Catherine of Siena was a nail-print copycat as were many others. But she had a claim that was more stunning than the stigmata. As with other women religious, she was married to Jesus, wearing his wedding ring—a ring that was in the news in recent years when. Pope Benedict XVI delivered a lecture on her to a General Audience of the Catholic Church, reminding his listeners that in 1970, Pope Paul VI had declared Catherine a Doctor of the Church.

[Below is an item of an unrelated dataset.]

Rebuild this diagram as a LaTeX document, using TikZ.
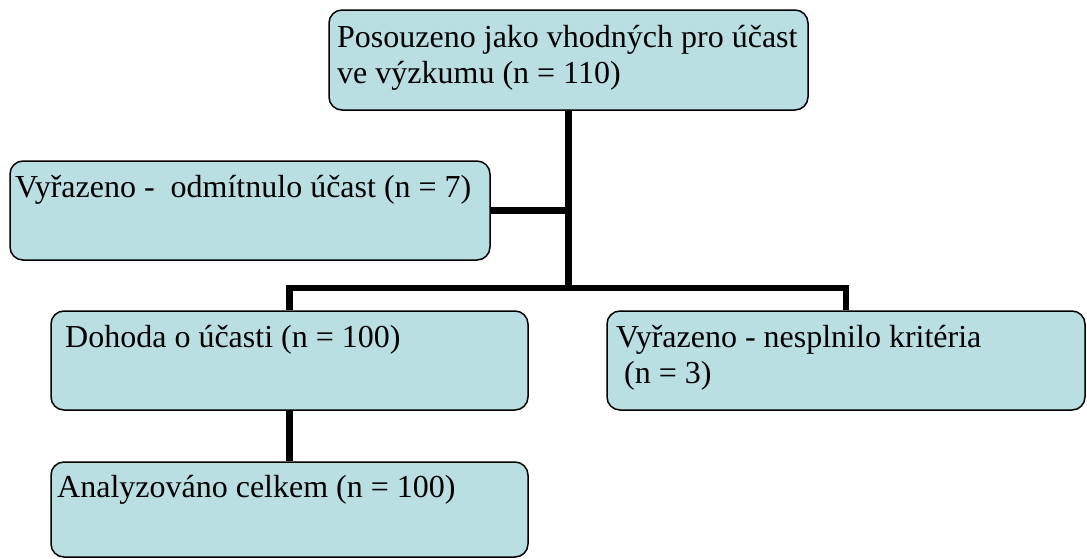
\documentclass[tikz,border=0pt]{standalone}
\usepackage{fontspec}
\setmainfont{Liberation Serif}
\usetikzlibrary{backgrounds}
\definecolor{boxfill}{HTML}{B9DFE3}
\tikzset{
  box/.style={draw=black, line width=1.5pt, fill=boxfill, rounded corners=13pt, inner sep=0pt},
  lbl/.style={anchor=base west, inner sep=0pt, font=\fontsize{32}{36.5}\selectfont},
  conn/.style={draw=black, line width=6.5pt}
}
\begin{document}
\begin{tikzpicture}[x=1pt,y=-1pt]
\useasboundingbox (0,0) rectangle (1087,558);
% boxes
\node[box, minimum width=479pt, minimum height=100pt] (top) at (568.5,60) {};
\node[box, minimum width=480pt, minimum height=99pt] (left) at (250,210.5) {};
\node[box, minimum width=477pt, minimum height=99pt] (doh) at (289.5,360.5) {};
\node[box, minimum width=478pt, minimum height=99pt] (right) at (846,360.5) {};
\node[box, minimum width=477pt, minimum height=95pt] (ana) at (289.5,509.5) {};
% texts
\node[lbl] (t1) at (337,47) {Posouzeno jako vhodných pro účast};
\node[lbl] (t2) at (337,83.5) {ve výzkumu (n = 110)};
\node[lbl] (t3) at (15,197) {Vyřazeno -\ \ odmítnulo účast (n = 7)};
\node[lbl] (t4) at (65,347) {Dohoda o účasti (n = 100)};
\node[lbl] (t5) at (616,347) {Vyřazeno - nesplnilo kritéria};
\node[lbl] (t6) at (616,383.5) {\ (n = 3)};
\node[lbl] (t7) at (57,497) {Analyzováno celkem (n = 100)};
% connectors
\coordinate (bus) at (568.5,288);
\begin{scope}[on background layer]
\draw[conn] (top.south) -- (bus);
\draw[conn] (left.east) -- (left.east -| top.south);
\draw[conn] (doh.north) -- (doh.north |- bus) -- (right.north |- bus) -- (right.north);
\draw[conn] (doh.south) -- (ana.north);
\end{scope}
\end{tikzpicture}
\end{document}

Then Benedict related one of her mystical experiences, at which time the Virgin Mary gave her “a splendid ring,” while Jesus stood by beseeching her “to keep ever pure until you celebrate your eternal nuptials with me in Heaven.”

I write the following in Extraordinary Women of Christian History:

Benedict’s reference to a “splendid ring” that “was visible to her alone” on the surface sounds like an ordinary saint story. What he surely knew but did not elucidate was that Catherine’s splendid ring was actually the holy foreskin of Jesus. Doctor Catherine, however, did not originate the idea of such an object. Her visionary Holy Prepuce was a popular medieval relic that was kept safe and certified authentic by a number of Catholic Churches.

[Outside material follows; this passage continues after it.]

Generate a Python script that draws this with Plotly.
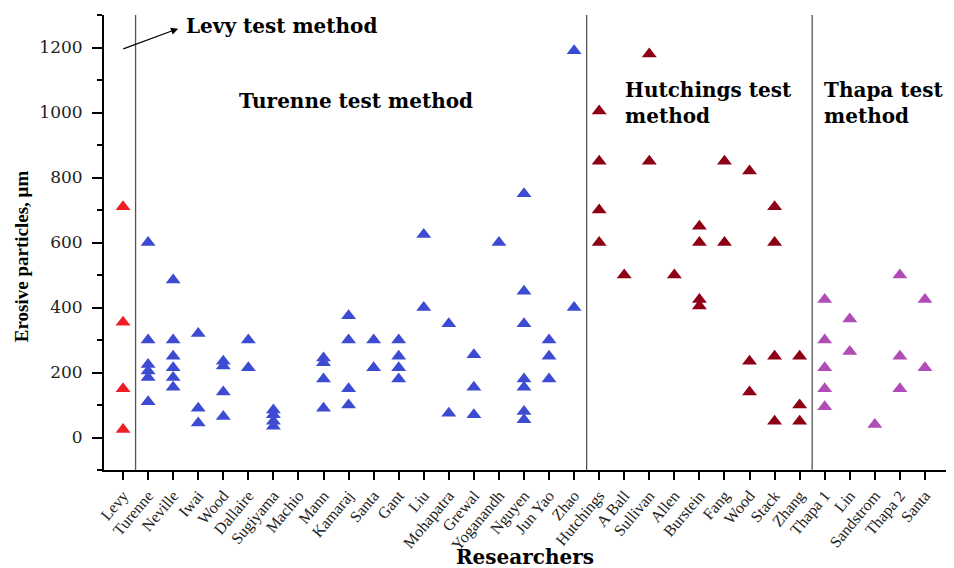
import plotly.graph_objects as go

researchers = ["Levy", "Turenne", "Neville", "Iwai", "Wood", "Dallaire", "Sugiyama", "Machio",
               "Mann", "Kamaraj", "Santa", "Gant", "Liu", "Mohapatra", "Grewal", "Yoganandh",
               "Nguyen", "Jun Yao", "Zhao", "Hutchings", "A Ball", "Sullivan", "Allen", "Burstein",
               "Fang", "Wood", "Stack", "Zhang", "Thapa 1", "Lin", "Sandstrom", "Thapa 2", "Santa"]

values = [
    [710, 355, 150, 25],                      # Levy
    [600, 300, 225, 205, 185, 110],           # Turenne
    [485, 300, 250, 215, 185, 155],           # Neville
    [320, 90, 45],                            # Iwai
    [235, 220, 140, 65],                      # Wood
    [300, 215],                               # Dallaire
    [85, 70, 50, 35],                         # Sugiyama
    [],                                       # Machio
    [245, 230, 180, 90],                      # Mann
    [375, 300, 150, 100],                     # Kamaraj
    [300, 215],                               # Santa
    [300, 250, 215, 180],                     # Gant
    [625, 400],                               # Liu
    [350, 75],                                # Mohapatra
    [255, 155, 70],                           # Grewal
    [600],                                    # Yoganandh
    [750, 450, 350, 180, 155, 80, 55],        # Nguyen
    [300, 250, 180],                          # Jun Yao
    [1190, 400],                              # Zhao
    [1005, 850, 700, 600],                    # Hutchings
    [500],                                    # A Ball
    [1180, 850],                              # Sullivan
    [500],                                    # Allen
    [650, 600, 425, 405],                     # Burstein
    [850, 600],                               # Fang
    [820, 235, 140],                          # Wood
    [710, 600, 250, 50],                      # Stack
    [250, 100, 50],                           # Zhang
    [425, 300, 215, 150, 95],                 # Thapa 1
    [365, 265],                               # Lin
    [40],                                     # Sandstrom
    [500, 250, 150],                          # Thapa 2
    [425, 215],                               # Santa
]

groups = [
    ("Levy test method", 0, 1, "#ee1c25"),
    ("Turenne test method", 1, 19, "#3d4bd2"),
    ("Hutchings test method", 19, 28, "#8e0016"),
    ("Thapa test method", 28, 33, "#b04cb6"),
]
separators = [0.5, 18.5, 27.5]

fig = go.Figure()
for name, a, b, col in groups:
    xs, ys = [], []
    for i in range(a, b):
        for v in values[i]:
            xs.append(i)
            ys.append(v)
    fig.add_trace(go.Scatter(x=xs, y=ys, mode="markers", name=name,
                             marker=dict(symbol="triangle-up", size=13, color=col,
                                         line=dict(width=0))))

for s in separators:
    fig.add_shape(type="line", x0=s, x1=s, y0=0, y1=1, yref="paper", xref="x",
                  line=dict(color="#555555", width=1.3))

serif = "Liberation Serif"
wide = "DejaVu Serif"
fig.add_annotation(x=2.2, y=1258, ax=-0.05, ay=1194, xref="x", yref="y", axref="x", ayref="y",
                   showarrow=True, arrowhead=2, arrowsize=1.2, arrowwidth=1.2, arrowcolor="black", text="")
fig.add_annotation(x=2.45, y=1265, xref="x", yref="y", text="<b>Levy test method</b>", showarrow=False,
                   xanchor="left", font=dict(family=wide, size=20, color="black"))
fig.add_annotation(x=4.55, y=1036, xref="x", yref="y", text="<b>Turenne test method</b>", showarrow=False,
                   xanchor="left", font=dict(family=wide, size=20, color="black"))
fig.add_annotation(x=19.95, y=1028, xref="x", yref="y", text="<b>Hutchings test<br>method</b>", showarrow=False,
                   xanchor="left", align="left", font=dict(family=wide, size=20, color="black"))
fig.add_annotation(x=27.9, y=1028, xref="x", yref="y", text="<b>Thapa test<br>method</b>", showarrow=False,
                   xanchor="left", align="left", font=dict(family=wide, size=20, color="black"))

# axis titles
fig.add_annotation(x=0.498, y=-0.191, xref="paper", yref="paper", text="<b>Researchers</b>", showarrow=False,
                   xanchor="center", yanchor="middle", font=dict(family=wide, size=20, color="black"))
fig.add_annotation(x=-0.0981, y=0.47, xref="paper", yref="paper", text="<b>Erosive particles, μm</b>",
                   showarrow=False, textangle=-90, xanchor="center", yanchor="middle",
                   font=dict(family=serif, size=19, color="black"))

fig.update_layout(
    width=954, height=568,
    margin=dict(l=96, r=12, t=7, b=106),
    plot_bgcolor="white", paper_bgcolor="white",
    showlegend=False,
    font=dict(family=serif, color="black"),
    xaxis=dict(range=[-0.76, 33.0], tickvals=list(range(len(researchers))), ticktext=researchers,
               tickangle=-50, ticks="outside", ticklen=8, tickwidth=2, tickcolor="black",
               showline=True, linecolor="black", linewidth=2, showgrid=False, zeroline=False,
               automargin=False,
               tickfont=dict(family=serif, size=16, color="#222222")),
    yaxis=dict(range=[-100, 1300], tickvals=[0, 200, 400, 600, 800, 1000, 1200],
               ticks="outside", ticklen=10, tickwidth=2, tickcolor="black", ticklabelstandoff=6,
               minor=dict(dtick=100, ticks="outside", ticklen=5, tickwidth=2, tickcolor="black", tick0=0),
               showline=True, linecolor="black", linewidth=2, showgrid=False, zeroline=False,
               automargin=False,
               tickfont=dict(family=wide, size=17, color="#222222")),
)

fig.write_html("out.html")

We all know about believe-it-or-not tales of the desert monks, especially Saint Simeon Stylites who sat on a pillar for two decades. Less known is the account of the desert sex addict, Saint Mary of Egypt. I will tell her story at a later date, perhaps combining it with that of Jerome who, while in the desert, fantasized about bevies of naked women. John Wesley likewise had some female fantasies and a very unfortunate emotional attachment, all the while often preaching and traveling by horseback sixteen hours a day. That’s another future topic.

His mother Susanna, a home-schooler who gave birth to nineteen children, is also a fascinating character, as are John’s siblings. Besides a full house of living people, Old Jeffry made his abode upstairs. Susanna sometimes wrote to John how this ghost was rattling around in the attic at night. That, however, is hardly a believe-it-or-not story, at least for me. For years after we put our beloved Rafiki down, I often heard her whine and whistle at night. Figure that out.

One last tale. Evangelist William Tennent emigrated from Scotland in 1718, settling in the colony of Pennsylvania. Here he founded the Log College where generations of farm boys were trained as evangelists. He’s a cool guy. But then a weird—and unbelievable—thing happens. He awakens in the dead of night realizing the toes on one foot are missing, apparently not feeling a thing until all five toes had been removed. His explanation? “Snatched by the Devil.” Such a claim, I suppose, could be covered up by wearing shoes, but why would anyone tell such a tale? Surely not to be regarded a saintly person as seems to be the case in many of these stories. Nor, would it seem to be an object lesson for others—unless to say that if they are faithful evangelists they, too, might have their toes snatched in the night.